# Written request
In the material below, please retype the lines from the very first through the one with "return (T + PH - (sy - 8)) / PH", exactly and without pictures.

"""

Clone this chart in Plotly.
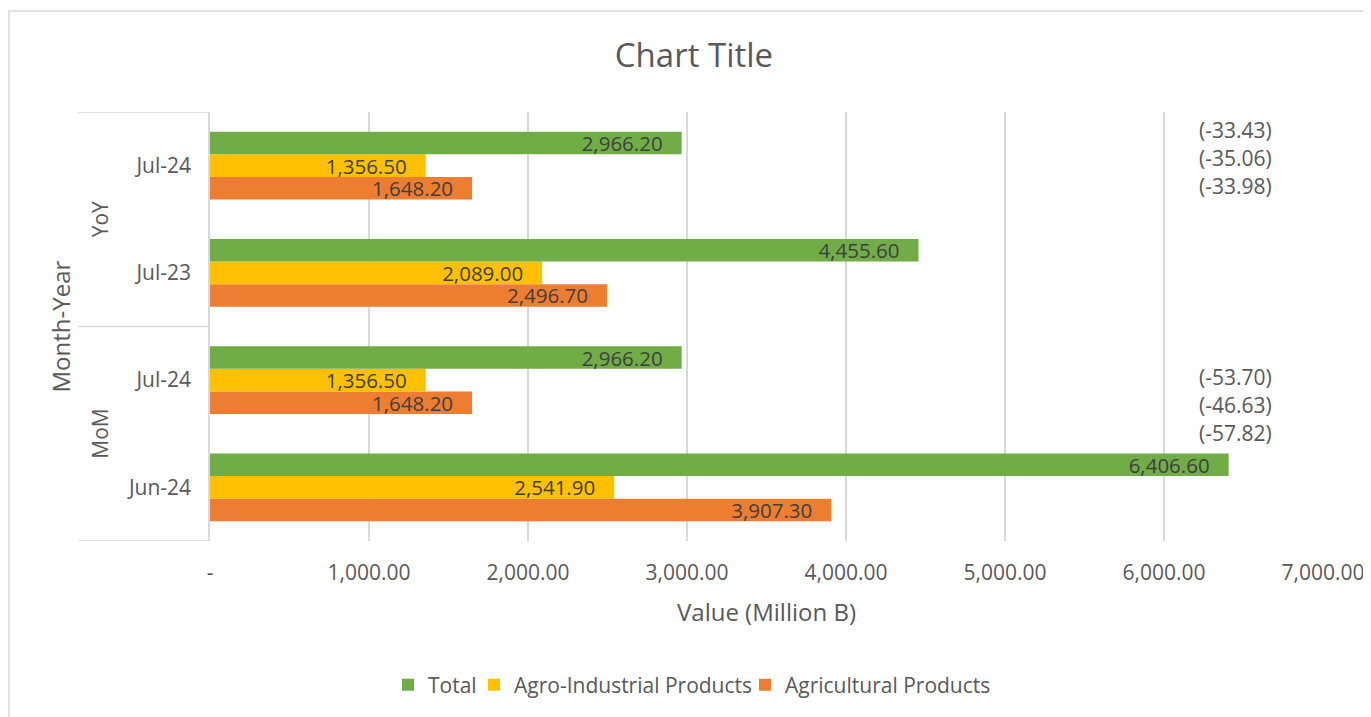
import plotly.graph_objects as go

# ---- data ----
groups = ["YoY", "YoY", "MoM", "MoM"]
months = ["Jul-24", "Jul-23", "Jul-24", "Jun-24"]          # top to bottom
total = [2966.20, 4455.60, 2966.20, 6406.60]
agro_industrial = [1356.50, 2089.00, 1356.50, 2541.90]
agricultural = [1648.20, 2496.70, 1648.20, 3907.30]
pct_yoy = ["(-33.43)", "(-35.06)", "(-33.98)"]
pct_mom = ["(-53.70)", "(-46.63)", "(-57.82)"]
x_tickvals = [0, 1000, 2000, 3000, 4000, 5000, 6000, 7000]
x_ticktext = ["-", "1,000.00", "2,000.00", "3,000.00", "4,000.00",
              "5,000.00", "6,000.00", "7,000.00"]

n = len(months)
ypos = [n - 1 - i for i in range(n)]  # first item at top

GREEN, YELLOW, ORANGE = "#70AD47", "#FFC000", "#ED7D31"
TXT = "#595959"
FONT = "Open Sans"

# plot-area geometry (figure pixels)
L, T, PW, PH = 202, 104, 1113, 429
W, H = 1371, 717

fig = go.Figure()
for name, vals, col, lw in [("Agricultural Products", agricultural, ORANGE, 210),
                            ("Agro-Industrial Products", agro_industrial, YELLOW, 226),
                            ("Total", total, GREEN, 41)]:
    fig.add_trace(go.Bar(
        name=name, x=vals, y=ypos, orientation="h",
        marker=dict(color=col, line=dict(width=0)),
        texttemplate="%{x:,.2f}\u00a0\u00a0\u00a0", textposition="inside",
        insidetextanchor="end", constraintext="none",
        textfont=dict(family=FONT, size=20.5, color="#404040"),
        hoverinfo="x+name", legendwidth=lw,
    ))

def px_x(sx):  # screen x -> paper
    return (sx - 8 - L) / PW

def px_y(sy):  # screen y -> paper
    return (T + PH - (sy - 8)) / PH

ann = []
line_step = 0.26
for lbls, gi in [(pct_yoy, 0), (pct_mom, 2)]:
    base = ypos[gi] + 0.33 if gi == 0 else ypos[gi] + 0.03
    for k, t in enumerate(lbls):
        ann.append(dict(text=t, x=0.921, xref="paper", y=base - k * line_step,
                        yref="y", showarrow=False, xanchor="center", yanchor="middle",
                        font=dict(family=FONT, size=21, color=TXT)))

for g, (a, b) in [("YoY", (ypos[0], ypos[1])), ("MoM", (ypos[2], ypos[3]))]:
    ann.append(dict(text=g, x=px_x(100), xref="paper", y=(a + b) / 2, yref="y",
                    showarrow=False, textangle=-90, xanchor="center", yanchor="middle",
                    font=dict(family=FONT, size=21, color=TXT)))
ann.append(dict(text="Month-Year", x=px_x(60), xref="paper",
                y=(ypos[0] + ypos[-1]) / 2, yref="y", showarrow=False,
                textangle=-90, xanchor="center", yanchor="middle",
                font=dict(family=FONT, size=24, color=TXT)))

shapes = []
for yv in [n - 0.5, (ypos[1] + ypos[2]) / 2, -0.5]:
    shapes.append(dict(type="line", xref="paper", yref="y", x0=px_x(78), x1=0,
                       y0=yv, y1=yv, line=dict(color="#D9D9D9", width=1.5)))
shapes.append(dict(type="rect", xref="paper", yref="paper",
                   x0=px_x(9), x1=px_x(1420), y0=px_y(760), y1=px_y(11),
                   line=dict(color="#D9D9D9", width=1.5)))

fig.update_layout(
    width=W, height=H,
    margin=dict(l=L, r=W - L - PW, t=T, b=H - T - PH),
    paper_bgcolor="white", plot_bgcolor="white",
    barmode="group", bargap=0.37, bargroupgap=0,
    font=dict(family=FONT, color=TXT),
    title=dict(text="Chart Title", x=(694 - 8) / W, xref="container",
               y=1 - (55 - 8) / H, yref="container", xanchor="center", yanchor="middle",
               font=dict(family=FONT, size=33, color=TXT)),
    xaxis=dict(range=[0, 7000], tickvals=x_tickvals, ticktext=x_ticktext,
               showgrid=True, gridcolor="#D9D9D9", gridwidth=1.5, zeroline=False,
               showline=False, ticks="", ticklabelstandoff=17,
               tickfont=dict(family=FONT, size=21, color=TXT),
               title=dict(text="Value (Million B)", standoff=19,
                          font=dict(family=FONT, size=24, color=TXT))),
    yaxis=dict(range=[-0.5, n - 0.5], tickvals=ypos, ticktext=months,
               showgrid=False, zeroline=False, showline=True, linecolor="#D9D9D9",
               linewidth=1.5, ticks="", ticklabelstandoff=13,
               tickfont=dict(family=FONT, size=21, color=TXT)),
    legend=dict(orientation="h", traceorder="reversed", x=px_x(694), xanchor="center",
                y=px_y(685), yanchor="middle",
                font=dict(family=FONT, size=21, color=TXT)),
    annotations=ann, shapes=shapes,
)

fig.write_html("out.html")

"""

# Answer in full
Clone this chart in Plotly.
import plotly.graph_objects as go

# ---- data ----
groups = ["YoY", "YoY", "MoM", "MoM"]
months = ["Jul-24", "Jul-23", "Jul-24", "Jun-24"]          # top to bottom
total = [2966.20, 4455.60, 2966.20, 6406.60]
agro_industrial = [1356.50, 2089.00, 1356.50, 2541.90]
agricultural = [1648.20, 2496.70, 1648.20, 3907.30]
pct_yoy = ["(-33.43)", "(-35.06)", "(-33.98)"]
pct_mom = ["(-53.70)", "(-46.63)", "(-57.82)"]
x_tickvals = [0, 1000, 2000, 3000, 4000, 5000, 6000, 7000]
x_ticktext = ["-", "1,000.00", "2,000.00", "3,000.00", "4,000.00",
              "5,000.00", "6,000.00", "7,000.00"]

n = len(months)
ypos = [n - 1 - i for i in range(n)]  # first item at top

GREEN, YELLOW, ORANGE = "#70AD47", "#FFC000", "#ED7D31"
TXT = "#595959"
FONT = "Open Sans"

# plot-area geometry (figure pixels)
L, T, PW, PH = 202, 104, 1113, 429
W, H = 1371, 717

fig = go.Figure()
for name, vals, col, lw in [("Agricultural Products", agricultural, ORANGE, 210),
                            ("Agro-Industrial Products", agro_industrial, YELLOW, 226),
                            ("Total", total, GREEN, 41)]:
    fig.add_trace(go.Bar(
        name=name, x=vals, y=ypos, orientation="h",
        marker=dict(color=col, line=dict(width=0)),
        texttemplate="%{x:,.2f}\u00a0\u00a0\u00a0", textposition="inside",
        insidetextanchor="end", constraintext="none",
        textfont=dict(family=FONT, size=20.5, color="#404040"),
        hoverinfo="x+name", legendwidth=lw,
    ))

def px_x(sx):  # screen x -> paper
    return (sx - 8 - L) / PW

def px_y(sy):  # screen y -> paper
    return (T + PH - (sy - 8)) / PH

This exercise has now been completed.